The company plans to build new offices and data centers across the country, citing more than 10,000 construction jobs in those areas and total investments of more than $13 billion.
In 2018, the company invested $9 billion in facility expansions.
“With this new investment, Google will now have a home in 24 total states, including data centers in 13 communities,” Pichai wrote in a blog post. “2019 marks the second year in a row we’ll be growing faster outside of the Bay Area than in it.”
By expanding to more rural parts of America, Google is attempting to create jobs that feel more accessible to the local communities.

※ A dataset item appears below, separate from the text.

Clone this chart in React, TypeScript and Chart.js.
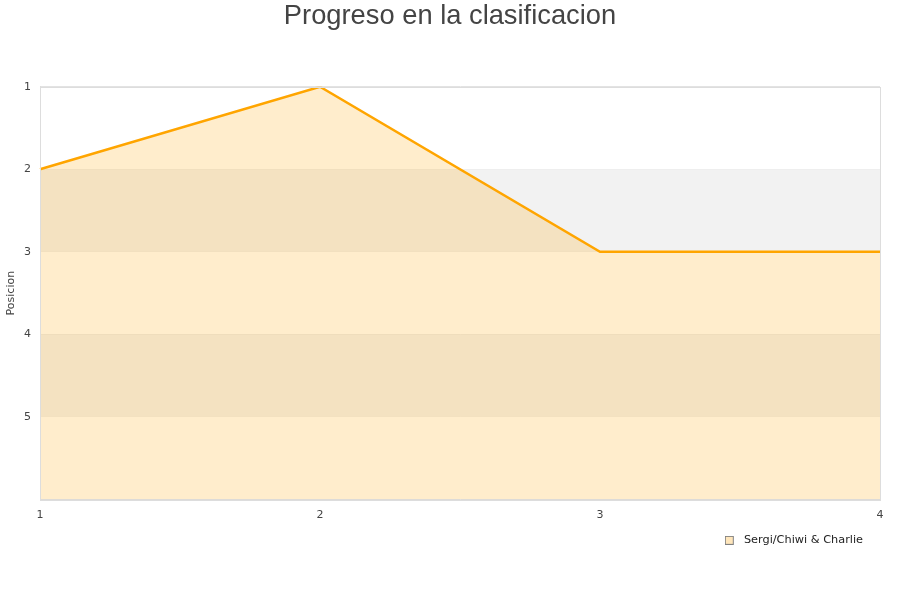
import React, { useEffect, useRef } from "react";
import { Chart, registerables } from "chart.js";

Chart.register(...registerables);

const TITLE = "Progreso en la clasificacion";
const SERIES_NAME = "Sergi/Chiwi & Charlie";
const ROUNDS = ["1", "2", "3", "4"];
const POSITIONS = [2, 1, 3, 3];
const Y_TITLE = "Posicion";
const Y_MIN = 1;
const Y_MAX = 6;

const bandsPlugin = {
  id: "bands",
  beforeDatasetsDraw(chart: any) {
    const { ctx, chartArea, scales } = chart;
    const y = scales.y;
    ctx.save();
    ctx.fillStyle = "#f2f2f2";
    for (let v = Y_MIN + 1; v < Y_MAX; v += 2) {
      const a = y.getPixelForValue(v);
      const b = y.getPixelForValue(v + 1);
      ctx.fillRect(chartArea.left, Math.min(a, b), chartArea.right - chartArea.left, Math.abs(b - a));
    }
    ctx.restore();
  },
  afterLayout(chart: any) {
    if (chart.legend) chart.legend.right -= 33;
  },
  afterDraw(chart: any) {
    const { ctx, chartArea } = chart;
    ctx.save();
    ctx.strokeStyle = "#dddddd";
    ctx.lineWidth = 1;
    ctx.strokeRect(
      Math.round(chartArea.left) + 0.5,
      Math.round(chartArea.top) + 0.5,
      Math.round(chartArea.right - chartArea.left),
      Math.round(chartArea.bottom - chartArea.top)
    );
    ctx.restore();
  },
};

function makeLegendBox() {
  const c = document.createElement("canvas");
  c.width = 16;
  c.height = 9;
  const g = c.getContext("2d");
  if (g) {
    g.fillStyle = "#ffe6bb";
    g.fillRect(0.5, 0.5, 8, 8);
    g.strokeStyle = "#808080";
    g.lineWidth = 1;
    g.strokeRect(0.5, 0.5, 8, 8);
  }
  return c;
}

export default function App() {
  const ref = useRef<HTMLCanvasElement | null>(null);
  useEffect(() => {
    document.body.style.margin = "0";
    if (!ref.current) return;
    const box = makeLegendBox();
    const chart = new Chart(ref.current, {
      type: "line",
      data: {
        labels: ROUNDS,
        datasets: [
          {
            label: SERIES_NAME,
            data: POSITIONS,
            borderColor: "#ffa500",
            backgroundColor: "rgba(255,165,0,0.2)",
            borderWidth: 2.5,
            pointRadius: 0,
            tension: 0,
            fill: "start",
          },
        ],
      },
      options: {
        animation: false,
        responsive: false,
        maintainAspectRatio: false,
        layout: { padding: { top: 0, right: 0, bottom: 44, left: 0 } },
        scales: {
          x: {
            offset: false,
            grid: { display: false, drawTicks: false },
            border: { color: "#dddddd" },
            ticks: {
              padding: 9,
              color: "#444444",
              font: { family: "DejaVu Sans", size: 11 },
              maxRotation: 0,
            },
          },
          y: {
            reverse: true,
            min: Y_MIN,
            max: Y_MAX,
            afterFit: (s: any) => {
              s.width = 40;
            },
            grid: { color: "#e3e3e3", drawTicks: false },
            border: { color: "#dddddd" },
            ticks: {
              stepSize: 1,
              padding: 9,
              color: "#444444",
              font: { family: "DejaVu Sans", size: 11 },
              callback: (v: any) => (Number(v) === Y_MAX ? "" : String(v)),
            },
            title: {
              display: true,
              text: Y_TITLE,
              color: "#444444",
              font: { family: "DejaVu Sans", size: 11 },
              padding: { top: 5, bottom: 4 },
            },
          },
          yr: {
            type: "linear",
            position: "right",
            display: true,
            grid: { display: false, drawTicks: false },
            border: { display: false },
            ticks: { display: false },
            afterFit: (s: any) => {
              s.width = 20;
            },
          },
        },
        plugins: {
          title: {
            display: true,
            text: TITLE,
            color: "#444444",
            font: { family: "Liberation Sans", size: 27.3, weight: "normal" },
            padding: { top: 0, bottom: 54 },
          },
          legend: {
            position: "bottom",
            align: "end",
            labels: {
              usePointStyle: true,
              boxWidth: 11,
              boxHeight: 9,
              padding: 4,
              color: "#222222",
              font: { family: "DejaVu Sans", size: 11.3 },
              generateLabels: (c: any) =>
                c.data.datasets.map((d: any, i: number) => ({
                  text: d.label,
                  pointStyle: box,
                  fillStyle: "#ffe6bb",
                  strokeStyle: "#808080",
                  lineWidth: 1,
                  hidden: false,
                  datasetIndex: i,
                  fontColor: "#222222",
                })),
            },
          },
          tooltip: { enabled: false },
        },
      },
      plugins: [bandsPlugin],
    });
    return () => chart.destroy();
  }, []);
  return <canvas ref={ref} width={900} height={600} style={{ display: "block" }} />;
}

Most of the efforts in middle America are data centers that support the core of Google’s search engine, cloud computing, and YouTube businesses.
However, Google’s engineering, sales, and marketing jobs (some of the company’s best-paying positions) are still mostly located in its coastal offices in the Bay Area, Massachusetts, Los Angeles, and New York. (The latter will see a new $1 billion office on the west side of Manhattan.) It’s also expanding offices in larger cities like Chicago and Austin.
So far, most of Google’s facility development plans in the US have been met with little opposition outside of the Bay Area.
While Google claims that it will double its workforce in Virginia, both New York City and Northern Virginia are also locations Amazon has selected for its secondary headquarters.
Amazon faced heavy backlash to its proposed office location in Queens, New York, however, and it’s reportedly reconsidering the site.
Pichai did not specify how many jobs will be available at the new data centers in areas it’s never been in before or when the offices are expected to open.
The CEO did thank support from “local partners,” but he did not specify any potential tax incentives. (New York and Virginia offered Amazon up to $2 billion in tax credits and other incentives to build in their states.)
Today’s announcement comes just weeks after Apple touted its own efforts to invest in Stateside jobs and operations. According to the company, it increased its spending with American suppliers by 10 percent between 2017 and 2018.